Operator approach to the problem on small movements of stratified fluids

Let immovable container be completely filled with system of three nonmixing heavy stratified incompressible fluids. The lower fluid (with respect to gravity) is viscous with coefficient of dynamical viscosity $\mu_1 = const > 0$, middle fluid is ideal, upper one is viscous with coefficient of dynamical viscosity $\mu_3 = const > 0$. We assume that in an equilibrium state the densities of a fluids is a function of the vertical variable $x_3$, i.e., $\rho_i = \rho_i(x_3)$ $(i = \overline{1, 3}).$ In this case the gravitational field with constant acceleration $\overrightarrow{g} = −g\overrightarrow{e}_3$ acts on the fluids, here $g > 0$ and $\overrightarrow{e}_3$ is unit vector of the vertical axis $Ox_3$, which is directed opposite to $\overrightarrow{g}.$
Let us consider the basic case of stable stratification of the fluids on densities:
$$
0 < N^2_{i, min} \le N^2_i(x_3) \le N^2_{i, max} =: N^2_{0, i} < \infty,
\quad
N^2_i(x_3) := -\frac{g\rho^\prime_i(x_3)}{\rho_i(x_3)},
\quad
(i = \overline{1, 3}).
$$
The problem on small oscillations is studied on the base of approach connected with application of so-called operator matrices theory with unbounded entries.

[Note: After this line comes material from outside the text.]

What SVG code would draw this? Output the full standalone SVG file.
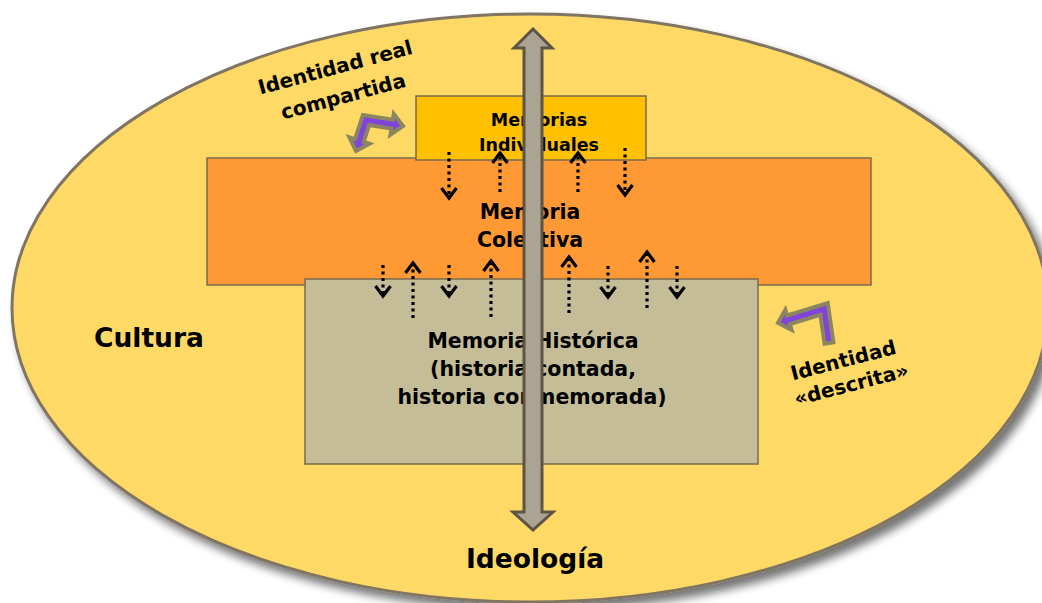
<svg xmlns="http://www.w3.org/2000/svg" width="1042" height="603" viewBox="0 0 1042 603">
<defs>
<filter id="shadow" x="-10%" y="-10%" width="125%" height="125%">
<feGaussianBlur in="SourceAlpha" stdDeviation="5"/>
<feOffset dx="6" dy="7" result="b"/>
<feComponentTransfer><feFuncA type="linear" slope="0.55"/></feComponentTransfer>
<feMerge><feMergeNode/><feMergeNode in="SourceGraphic"/></feMerge>
</filter>
<marker id="chev" markerUnits="userSpaceOnUse" markerWidth="24" markerHeight="24" viewBox="-14 -12 18 24" refX="0" refY="0" orient="auto">
<path d="M -10 -7.5 L 0 0 L -10 7.5" fill="none" stroke="#000" stroke-width="3.2"/>
</marker>
</defs>
<style>
text{font-family:"DejaVu Sans","Verdana",sans-serif;font-weight:bold;fill:#000;text-anchor:middle}
.box{stroke:#7a6a4f;stroke-width:1.5}
.dot{fill:none;stroke:#000;stroke-width:3.2;stroke-dasharray:3 3.5;marker-end:url(#chev)}
.purple{fill:#8044DD;stroke:#8C8660;stroke-width:4;stroke-linejoin:miter}
</style>
<g id="cultura">
<ellipse cx="530" cy="308" rx="518" ry="294" fill="#FFD966" stroke="#7F7462" stroke-width="3" filter="url(#shadow)"/>
<text x="149" y="347" font-size="26.5">Cultura</text>
</g>
<g id="memoria-colectiva">
<rect class="box" x="207" y="158" width="664" height="127" fill="#FF9933"/>
<text x="530" y="219" font-size="20.5">Memoria</text>
<text x="530" y="247" font-size="20.5">Colectiva</text>
</g>
<g id="memoria-historica">
<rect class="box" x="305" y="279" width="453" height="185" fill="#C4BD97"/>
<text x="533" y="348" font-size="20.5">Memoria Histórica</text>
<text x="533" y="376" font-size="20.5">(historia contada,</text>
<text x="532" y="404" font-size="20.5">historia conmemorada)</text>
</g>
<g id="memorias-individuales">
<rect class="box" x="416" y="96" width="230" height="64" fill="#FFC000"/>
<text x="539" y="126" font-size="17.5">Memorias</text>
<text x="539" y="151" font-size="17.5">Individuales</text>
</g>
<g id="identidad-real">
<text font-size="20" transform="translate(337,74) rotate(-15)" x="0" y="0">Identidad real</text>
<text font-size="20" transform="translate(345,103) rotate(-15)" x="0" y="0">compartida</text>
</g>
<g id="identidad-descrita">
<text font-size="20" transform="translate(845,367) rotate(-14.5)" x="0" y="0">Identidad</text>
<text font-size="20" transform="translate(853,391) rotate(-14.5)" x="0" y="0">«descrita»</text>
</g>
<g id="ideologia">
<text x="535" y="568" font-size="26.5">Ideología</text>
</g>
<g id="connectors">
<line class="dot" x1="449" y1="152" x2="449" y2="198"/>
<line class="dot" x1="500" y1="192" x2="500" y2="153"/>
<line class="dot" x1="578" y1="192" x2="578" y2="153"/>
<line class="dot" x1="625" y1="148" x2="625" y2="195"/>
<line class="dot" x1="383" y1="265" x2="383" y2="296"/>
<line class="dot" x1="413" y1="318" x2="413" y2="263"/>
<line class="dot" x1="449" y1="265" x2="449" y2="296"/>
<line class="dot" x1="491" y1="317" x2="491" y2="261"/>
<line class="dot" x1="569" y1="313" x2="569" y2="257"/>
<line class="dot" x1="608" y1="266" x2="608" y2="297"/>
<line class="dot" x1="647" y1="308" x2="647" y2="252"/>
<line class="dot" x1="677" y1="266" x2="677" y2="297"/>
<polygon class="purple" points="362.9,114.9 392.8,119.8 393.8,113.8 403,126 390.4,134.6 391.4,128.6 369.1,125.1 363.7,141.9 369.4,143.7 356,151 349.4,137.3 355.1,139.1"/>
<polygon class="purple" points="833.4,342.3 827.7,303.2 787.2,315.5 785.4,309.8 778,323 791.6,329.8 789.8,324.1 820.3,314.8 824.6,343.7"/>
<polygon points="533,29 552,48 542,48 542,512 553,512 533,530 513,512 524,512 524,48 514,48" fill="#ABA492" stroke="#5E5445" stroke-width="3" stroke-linejoin="miter"/>
</g>
</svg>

To this end we introduce Hilbert spaces and some their subspaces, also auxiliary boundary value problems. The initial boundary value problem is reduced to the Cauchy problem
$$
\mathscr{R}\frac{dy}{dt} + \mathscr{A}y = f(t),
\quad
y(0) = y^0,
\quad
0 \ll \mathscr{R} = \mathscr{R}^\ast \in \mathscr{L}(\mathscr{H}),
\quad
Re\mathscr{A} \ge 0,
$$
in some Hilbert space $\mathscr{H}$. The theorem on strong solvability of initial boundary value problem is proved.

Keywords: stratification effect in viscous and ideal fluids, differential equation in Hilbert space, accretive operator, strong solution.